The Oxford Historian: Hilary Term 2017

The Oxford Historian: Electronic Edition, Volume I - Hilary Term 2017

History, it is sometimes pointed out – notably in my experience by relatives seeking to persuade a prospective applicant to study Law or Management instead – is not primarily a vocational subject. A relatively high proportion of Oxford History graduates continue with the subject, as academics, archivists, writers, and more especially in recent years as schoolteachers. Some do that immediately, but others also return to it, either as graduate students or teachers as a consequence of mid-life changes of direction. 

Very few, however, ever leave the subject. This is very evident from reading the pleasingly large number of postcards we continue to receive in response to the mailing we sent out in January. Amidst the replies, there are many references to History-related careers, but also to all of the other things that Oxford Historians do. Psychiatrists, clergy, social workers, and naval officers, all feature among the correspondents, along with one who related that the inspiration he had received from reading Karl Marx as an undergraduate had directed his subsequent career as a tax accountant, and a civil servant who finds his responsibilities as a post-Brexit trade official to be much assisted by having studied the Peel Special Subject.

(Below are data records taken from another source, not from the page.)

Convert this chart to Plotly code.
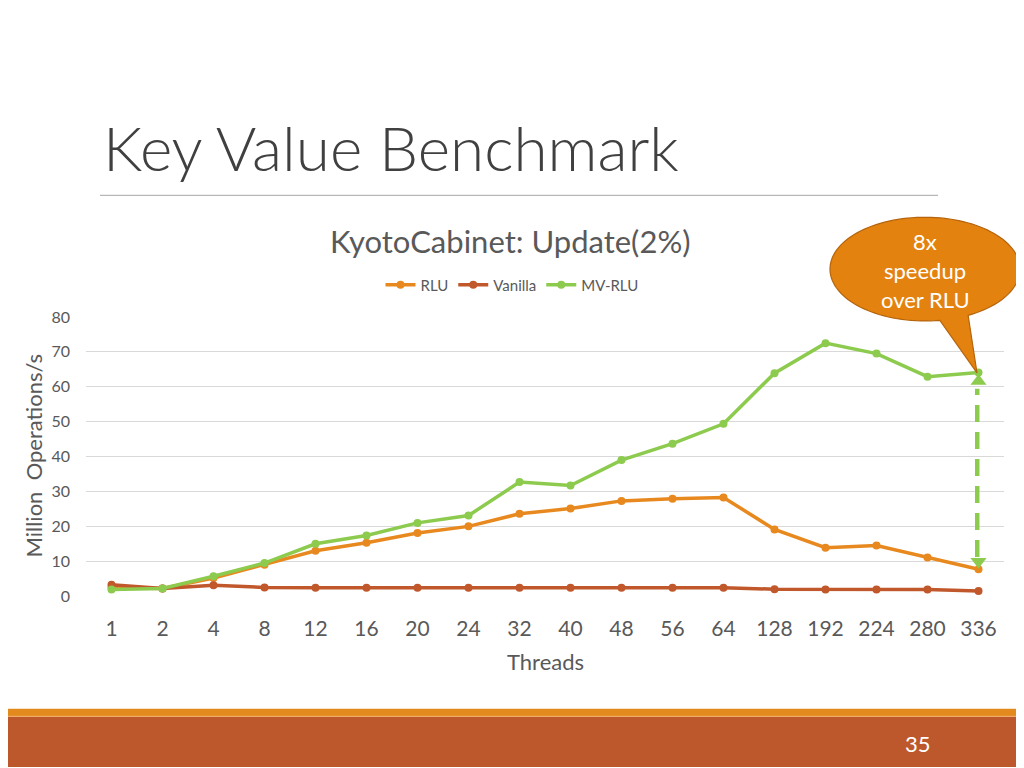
import numpy as np
import plotly.graph_objects as go

threads = ["1", "2", "4", "8", "12", "16", "20", "24", "32", "40", "48", "56", "64",
           "128", "192", "224", "280", "336"]
rlu = [2.5, 2.2, 5.2, 9.0, 13.0, 15.3, 18.1, 20.0, 23.6, 25.1, 27.3, 27.9, 28.3,
       19.1, 13.9, 14.5, 11.1, 7.7]
vanilla = [3.3, 2.2, 3.1, 2.5, 2.4, 2.4, 2.4, 2.4, 2.4, 2.4, 2.4, 2.4, 2.4,
           2.0, 1.9, 1.9, 1.9, 1.5]
mvrlu = [1.9, 2.2, 5.7, 9.5, 15.0, 17.4, 21.0, 23.1, 32.7, 31.7, 39.0, 43.7, 49.4,
         63.9, 72.5, 69.5, 62.9, 64.1]
yticks = [0, 10, 20, 30, 40, 50, 60, 70, 80]

C_RLU = "#E8891F"
C_VAN = "#C0582B"
C_MV = "#8DCB4E"
FONT = "Lato"

# figure placement inside the page (body margin etc.)
OFFX = 8
OFFY, SY = 16.2, 0.978
W, H = 1008, 768


def px(x):
    return (x - OFFX) / W


def py(y):
    return 1 - ((y - OFFY) / SY) / H


fig = go.Figure()
for name, vals, col in [("RLU", rlu, C_RLU), ("Vanilla", vanilla, C_VAN), ("MV-RLU", mvrlu, C_MV)]:
    fig.add_trace(go.Scatter(
        x=threads, y=vals, name=name, mode="lines+markers",
        line=dict(color=col, width=3.5),
        marker=dict(color=col, size=8),
    ))

# dashed double arrow between RLU and MV-RLU at 336 threads
last = threads[-1]
xi = threads.index(last) - 0.025
fig.add_shape(type="line", xref="x", yref="y", x0=xi, x1=xi, y0=11.2, y1=59.4,
              line=dict(color=C_MV, width=4.5, dash="17px,10px"), layer="above")
fig.add_trace(go.Scatter(
    x=[last, last], y=[61.6, 9.9], mode="markers", showlegend=False, hoverinfo="skip",
    marker=dict(symbol=["triangle-up", "triangle-down"], size=14, color=C_MV,
                line=dict(width=0)),
))

# callout shape (ellipse with tail)
cx, cy, rx, ry = 925, 268, 95, 52
th = np.radians(np.linspace(81, 423, 120))
pts = [(cx + rx * np.cos(t), cy + ry * np.sin(t)) for t in th]
pts.append((977, 372))
path = "M " + " L ".join(f"{px(a):.5f},{py(b):.5f}" for a, b in pts) + " Z"
fig.add_shape(type="path", xref="paper", yref="paper", path=path,
              fillcolor="#E4820F", line=dict(color="#B5640C", width=1.2), layer="above")
for txt, yy in [("8x", 240), ("speedup", 269), ("over RLU", 298)]:
    fig.add_annotation(xref="paper", yref="paper", x=px(cx), y=py(yy), text=txt,
                       showarrow=False, font=dict(family=FONT, size=22, color="white"),
                       xanchor="center", yanchor="middle")

# title and rule
fig.add_annotation(xref="paper", yref="paper", x=px(101), y=py(146), text="Key Value Benchmark",
                   showarrow=False, xanchor="left", yanchor="middle",
                   font=dict(family=FONT, size=62, color="#404040", weight=300))
fig.add_shape(type="line", xref="paper", yref="paper", x0=px(100), x1=px(938), y0=py(194), y1=py(194),
              line=dict(color="#A6A6A6", width=1))

# chart title
fig.add_annotation(xref="paper", yref="paper", x=px(510), y=py(240), text="KyotoCabinet: Update(2%)",
                   showarrow=False, xanchor="center", yanchor="middle",
                   font=dict(family=FONT, size=31, color="#595959"))

# axis titles
fig.add_annotation(xref="paper", yref="paper", x=px(545), y=py(662), text="Threads",
                   showarrow=False, xanchor="center", yanchor="middle",
                   font=dict(family=FONT, size=22, color="#595959"))
fig.add_annotation(xref="paper", yref="paper", x=px(34), y=py(455), text="Million  Operations/s",
                   showarrow=False, xanchor="center", yanchor="middle", textangle=-90,
                   font=dict(family=FONT, size=22, color="#595959"))

# footer bars
fig.add_shape(type="rect", xref="paper", yref="paper", x0=0, x1=1, y0=py(717), y1=py(709),
              fillcolor="#E38A1E", line=dict(width=0))
fig.add_shape(type="rect", xref="paper", yref="paper", x0=0, x1=1, y0=0, y1=py(717),
              fillcolor="#BD582C", line=dict(width=0))
fig.add_shape(type="line", xref="paper", yref="paper", x0=0, x1=1, y0=py(716.5), y1=py(716.5),
              line=dict(color="#F2B270", width=1))
fig.add_annotation(xref="paper", yref="paper", x=px(918), y=py(744), text="35",
                   showarrow=False, xanchor="center", yanchor="middle",
                   font=dict(family=FONT, size=22, color="white"))

fig.update_layout(
    width=W, height=H, margin=dict(l=0, r=0, t=0, b=0),
    paper_bgcolor="white", plot_bgcolor="white",
    showlegend=True,
    legend=dict(orientation="h", x=px(512), xanchor="center", y=py(284), yanchor="middle",
                font=dict(family=FONT, size=15, color="#595959"), bgcolor="rgba(0,0,0,0)",
                itemwidth=30),
    xaxis=dict(type="category", domain=[px(86), px(1004)], range=[-0.5, len(threads) - 0.5],
               showgrid=False, zeroline=False, showline=False, ticks="",
               tickfont=dict(family=FONT, size=21, color="#595959"), ticklabelstandoff=18),
    yaxis=dict(domain=[py(596), py(316)], range=[0, 80], tickvals=yticks,
               showgrid=True, gridcolor="#D9D9D9", gridwidth=1, zeroline=False, showline=False,
               ticks="", tickfont=dict(family=FONT, size=16, color="#595959"), ticklabelstandoff=15),
    font=dict(family=FONT),
)

fig.write_html("out.html")
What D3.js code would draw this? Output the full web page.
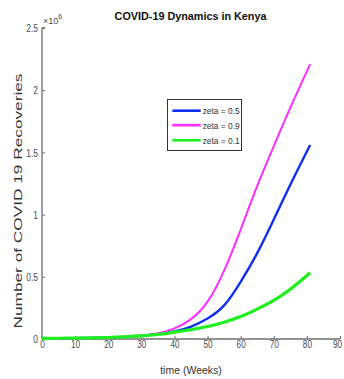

The general conclusions, such as they are, therefore lie not in the profession or in the practice but in the inspiration. Many of your postcards focus on the way in which studying History has been an enduring source of joy and of enrichment, a discipline for sorting out arguments, and a means of achieving a certain perspective; what one correspondent termed “the ability to place everything of the present in the context of the past.” That is something that I suspect many of us have been drawing on over the last year, and we shall continue to do so.